Bradley Boyden, my friend and steelhead mentor, is no stranger to bears. One time, in Oregon’s Rogue River Canyon, he watched a large black bear and a cougar square off over the carcass of a freshly killed mule deer. Bradley and his brother, Frank, are the owners of the wilderness homestead above the Rogue where I lived as a caretaker more than two decades earlier—where I caught my first steelhead. The brothers learned to fish there and to respect the wildlife. As children, they traveled with their parents to the remote stretch of canyon by boat, running miles of rapids to get there. A wildcat gold miner named Red Keller sometimes helped the family with chores around the cabin and took the boys hunting and fishing. Red showed them how to pan for gold in the river’s crevices and how to snare a lizard with a long blade of grass tied into a slipknot. Bradley remembers watching his father fly-fish during their summers there. He had a favorite spot—Dad’s Rock, as it was known—and he would stand on that rock and unfurl tremendous casts out over the river that would invariably hook a bright steelhead as long as your arm. This was before the Lost Creek Dam was built in the 1970s along with a fish hatchery. The steelhead back then were all wild. They looked and behaved differently.

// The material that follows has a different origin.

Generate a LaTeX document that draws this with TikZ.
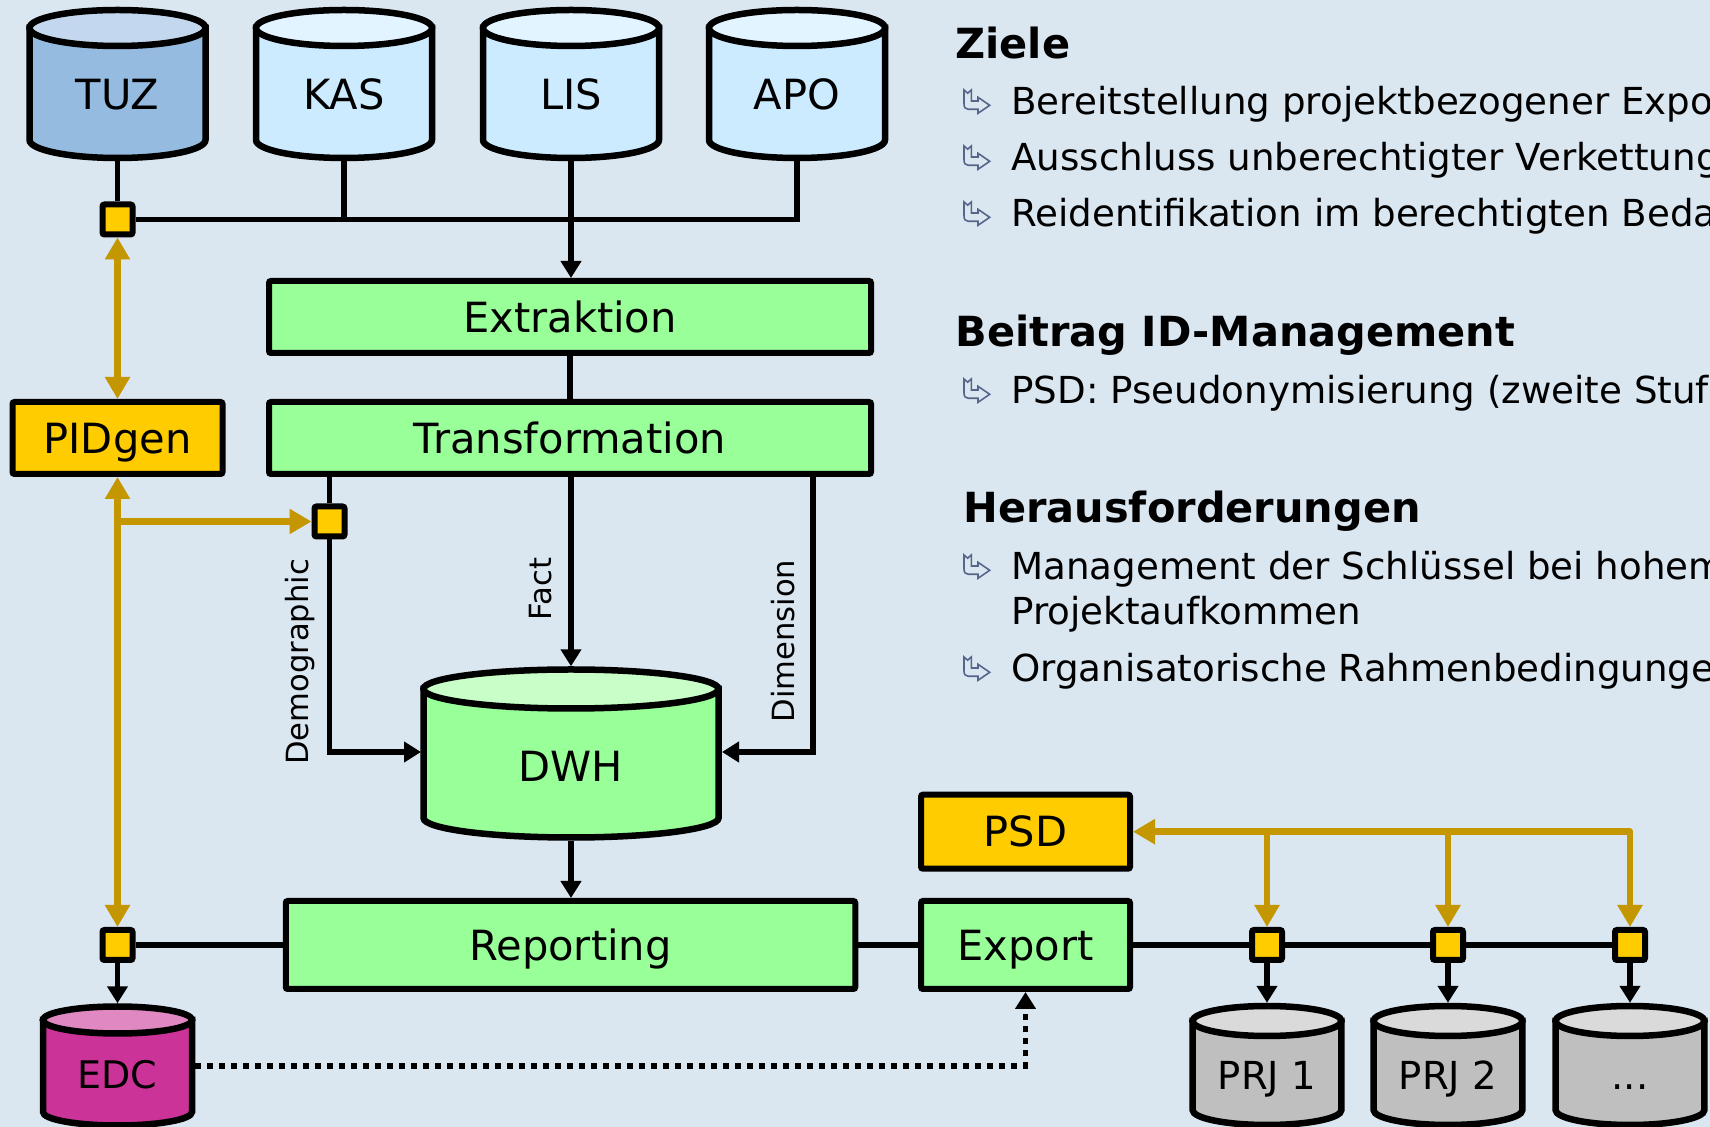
\documentclass[tikz,border=0pt]{standalone}
\usepackage{fontspec}
\setmainfont{DejaVu Sans}
\usetikzlibrary{arrows.meta}
\definecolor{bg}{HTML}{DAE6F0}
\definecolor{boxgreen}{HTML}{99FF99}
\definecolor{yel}{HTML}{FFCC00}
\definecolor{gold}{HTML}{C49600}
\definecolor{tuzbody}{HTML}{95BBE1}
\definecolor{tuztop}{HTML}{C3D8EE}
\definecolor{srcbody}{HTML}{CCEBFF}
\definecolor{srctop}{HTML}{E2F4FF}
\definecolor{dwhbody}{HTML}{99FF99}
\definecolor{dwhtop}{HTML}{C8FFC8}
\definecolor{edcbody}{HTML}{CC3399}
\definecolor{edctop}{HTML}{E088C2}
\definecolor{prjbody}{HTML}{BFBFBF}
\definecolor{prjtop}{HTML}{DADADA}
\definecolor{bulletc}{HTML}{56668A}

\tikzset{
  greenbox/.style={draw=black, line width=3pt, fill=boxgreen, inner sep=0pt,
    rounded corners=1pt,
    font=\fontsize{20.8}{24}\selectfont, text height=15.2pt, text depth=0pt},
  yelbox/.style={greenbox, fill=yel},
  junction/.style={draw=black, line width=3pt, fill=yel, minimum size=15pt,
    inner sep=0pt, rounded corners=1pt},
  conn/.style={draw=black, line width=2.6pt},
  arr/.style={conn, arrows={-Triangle[length=8.5pt,width=10pt]}},
  dotarr/.style={conn, line width=2.6pt, dash pattern=on 3pt off 3pt,
    arrows={-Triangle[length=8.5pt,width=10pt]}},
  goldline/.style={draw=gold, line width=3.25pt, line join=round},
  goldend/.style={goldline, arrows={-Triangle[length=11pt,width=12pt]}},
  goldboth/.style={goldline, arrows={Triangle[length=11pt,width=12pt]-Triangle[length=11pt,width=12pt]}},
  cyltext/.style={inner sep=0pt, text depth=0pt},
  tuztext/.style={font=\fontsize{20.8}{24}\selectfont, text height=15.2pt},
  srctext/.style={font=\fontsize{20.8}{24}\selectfont, text height=15.2pt},
  dwhtext/.style={font=\fontsize{20.8}{24}\selectfont, text height=15.2pt},
  edctext/.style={font=\fontsize{19}{22}\selectfont, text height=13.9pt},
  prjtext/.style={font=\fontsize{19.3}{22}\selectfont, text height=14.1pt},
  lbl/.style={inner sep=0pt, font=\fontsize{15.3}{18}\selectfont},
  head/.style={inner sep=0pt, anchor=base west, font=\fontsize{20.75}{24}\selectfont\bfseries},
  body/.style={inner sep=0pt, anchor=base west, font=\fontsize{18.6}{22}\selectfont},
  bulletstyle/.style={draw=bulletc, line width=0.8pt, line join=miter},
}

% cylinder: name, cx, yt, yb, hw, ry, colour key, text y, text
\newcommand\dbcyl[9]{%
  \path[draw=black, line width=3.25pt, fill=#7body]
    ({#2-#5},#3) -- ({#2-#5},#4)
    .. controls ({#2-#5},{#4+0.5523*#6}) and ({#2-0.5523*#5},{#4+#6}) .. (#2,{#4+#6})
    .. controls ({#2+0.5523*#5},{#4+#6}) and ({#2+#5},{#4+0.5523*#6}) .. ({#2+#5},#4)
    -- ({#2+#5},#3) -- cycle;
  \path[draw=black, line width=3.25pt, fill=#7top]
    ({#2-#5},#3)
    .. controls ({#2-#5},{#3-0.5523*#6}) and ({#2-0.5523*#5},{#3-#6}) .. (#2,{#3-#6})
    .. controls ({#2+0.5523*#5},{#3-#6}) and ({#2+#5},{#3-0.5523*#6}) .. ({#2+#5},#3)
    .. controls ({#2+#5},{#3+0.5523*#6}) and ({#2+0.5523*#5},{#3+#6}) .. (#2,{#3+#6})
    .. controls ({#2-0.5523*#5},{#3+#6}) and ({#2-#5},{#3+0.5523*#6}) .. ({#2-#5},#3)
    -- cycle;
  \coordinate (#1-top) at (#2,{#3-#6-3.2});
  \coordinate (#1-bot) at (#2,{#4+#6+3.2});
  \node[cyltext, #7text] (#1) at (#2,#8) {#9};
}

\newcommand\bul[1]{%
  \draw[bulletstyle, shift={(964,{#1-25})}]
    (0,0) -- (0,14) .. controls (0,17.5) and (1.5,19.3) .. (4.5,19.3)
    -- (14,19.3) -- (14,23.3) -- (25.7,15.3) -- (14,7.3) -- (14,11)
    -- (7.3,11) -- (7.3,0) -- (3.65,3.2) -- cycle;
}

\begin{document}
\begin{tikzpicture}[x=0.5pt, y=-0.5pt]
\useasboundingbox (0,0) rectangle (1710,1127);
\clip (0,0) rectangle (1710,1127);
\fill[bg] (0,0) rectangle (1710,1127);

% ---------- source databases ----------
\dbcyl{TUZ}{117.5}{28}{140}{88}{18}{tuz}{94.5}{TUZ}
\dbcyl{KAS}{344}{28}{140}{88}{18}{src}{94.5}{KAS}
\dbcyl{LIS}{571}{28}{140}{88}{18}{src}{94.5}{LIS}
\dbcyl{APO}{797}{28}{140}{88}{18}{src}{94.5}{APO}

\node[junction] (sqT) at (117.5,219.5) {};
\draw[conn] (TUZ-bot) -- (sqT.north);
\draw[conn] (sqT.east) -- (sqT.east -| APO-bot) -- (APO-bot);
\draw[conn] (KAS-bot) -- (KAS-bot |- sqT.east);

% ---------- ETL boxes ----------
\node[greenbox, minimum width=301pt, minimum height=36pt] (Extr) at (570,317) {Extraktion};
\node[greenbox, minimum width=301pt, minimum height=36pt] (Trans) at (570,438) {Transformation};
\node[yelbox, minimum width=105pt, minimum height=36pt] (PID) at (117.5,438) {PIDgen};

\draw[arr] (LIS-bot) -- (LIS-bot |- Extr.north);
\draw[conn] (Extr.south) -- (Trans.north);

% ---------- DWH ----------
\dbcyl{DWH}{571}{689}{818}{147.5}{19.5}{dwh}{766.7}{DWH}
\coordinate (DWH-l) at (421,752);
\coordinate (DWH-r) at (722,752);
\coordinate (dimx) at (813,752);

\node[junction] (sqD) at (329.5,521.5) {};
\draw[conn] (Trans.south -| sqD) -- (sqD.north);
\draw[arr] (sqD.south) -- (sqD.south |- DWH-l) -- (DWH-l);
\draw[arr] (Trans.south -| DWH-top) -- (DWH-top);
\draw[arr] (Trans.south -| dimx) -- (dimx) -- (DWH-r);

\node[lbl, rotate=90] (ldem) at (300,662) {Demographic};
\node[lbl, rotate=90] (lfact) at (541,589) {Fact};
\node[lbl, rotate=90] (ldim) at (783,641) {Dimension};

% ---------- reporting / export ----------
\node[greenbox, minimum width=284.75pt, minimum height=44pt] (Rep) at (570.5,945) {Reporting};
\node[greenbox, minimum width=104.5pt, minimum height=44pt] (Exp) at (1025.5,945) {Export};
\node[yelbox, minimum width=104.5pt, minimum height=37pt] (PSD) at (1025.5,831.7) {PSD};

\draw[arr] (DWH-bot) -- (DWH-bot |- Rep.north);

\node[junction] (sqB) at (117.5,945) {};
\node[junction] (sqP1) at (1267,945) {};
\node[junction] (sqP2) at (1448,945) {};
\node[junction] (sqP3) at (1630,945) {};

\draw[conn] (sqB.east) -- (Rep.west);
\draw[conn] (Rep.east) -- (Exp.west);
\draw[conn] (Exp.east) -- (sqP1.west);
\draw[conn] (sqP1.east) -- (sqP2.west);
\draw[conn] (sqP2.east) -- (sqP3.west);

% ---------- EDC and projects ----------
\dbcyl{EDC}{117.5}{1020}{1112}{74.5}{13.5}{edc}{1075}{EDC}
\coordinate (EDC-r) at (195,1066);
\draw[arr] (sqB.south) -- (EDC-top);
\draw[dotarr] (EDC-r) -- (EDC-r -| Exp.south) -- (Exp.south);

\dbcyl{P1}{1267}{1021}{1110}{74.4}{15}{prj}{1075}{PRJ 1}
\dbcyl{P2}{1448}{1021}{1110}{74.4}{15}{prj}{1075}{PRJ 2}
\dbcyl{P3}{1630}{1021}{1110}{74.4}{15}{prj}{1075}{...}
\draw[arr] (sqP1.south) -- (P1-top);
\draw[arr] (sqP2.south) -- (P2-top);
\draw[arr] (sqP3.south) -- (P3-top);

% ---------- gold (ID management) connectors ----------
\draw[goldboth] (sqT.south) -- (PID.north);
\draw[goldboth] (PID.south) -- (sqB.north);
\draw[goldend] (PID.south |- sqD.west) -- (sqD.west);
\draw[goldboth] (PSD.east) -- (PSD.east -| sqP3) -- (sqP3.north);
\draw[goldend] (PSD.east -| sqP1) -- (sqP1.north);
\draw[goldend] (PSD.east -| sqP2) -- (sqP2.north);

% ---------- text column ----------
\node[head] (hZiele) at (955,59) {Ziele};
\bul{115}\node[body] (z1) at (1011,115) {Bereitstellung projektbezogener Exporte};
\bul{171}\node[body] (z2) at (1011,171) {Ausschluss unberechtigter Verkettung};
\bul{227}\node[body] (z3) at (1011,227) {Reidentifikation im berechtigten Bedarfsfall};

\node[head] (hBeitrag) at (955,347) {Beitrag ID-Management};
\bul{404}\node[body] (b1) at (1011,404) {PSD: Pseudonymisierung (zweite Stufe)};

\node[head] (hHeraus) at (963,523) {Herausforderungen};
\bul{580}\node[body] (h1) at (1011,580) {Management der Schlüssel bei hohem};
\node[body] (h1b) at (1011,625) {Projektaufkommen};
\bul{682}\node[body] (h2) at (1011,682) {Organisatorische Rahmenbedingungen};
\end{tikzpicture}
\end{document}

These days the Rogue’s fish are smaller, for some reason, and they tend to charge upriver toward the hatchery rather than hang around the lower canyon, as they used to. Still, if you time it right, you can get into some good fishing. Nearly twenty-five years ago, Bradley stood on Dad’s Rock and showed me how to make a long cast out into the heavy downstream current and work a fly called a Red Ant back in among the cobbles and ledges where a steelhead was likely to hold during its upstream migration. On a river like the Rogue—gin-clear in the low flows of summer—you can sometimes see the fish materialize off the bottom to sip in your fly. The effect is like those toy viewfinders that create an image out of kaleidoscopic colors, making form out of chaos. It’s startling and unforgettable. Most of my steelhead on the Rogue have been in the five-pound category, a far cry from a twenty-pound Skeena steelhead, but on a couple of occasions I’ve landed fish pushing ten pounds. According to Bradley, such fish were, if not the norm, much more common before the onslaught of dams and hatcheries. This is why he happily gets in his truck each September and drives for two days to the Kispiox. To be a steelhead fisherman is to mourn for all the abused rivers and their beleaguered fish. Like the fish itself, this special breed of angler is a wanderer, forever searching for a lost Valhalla.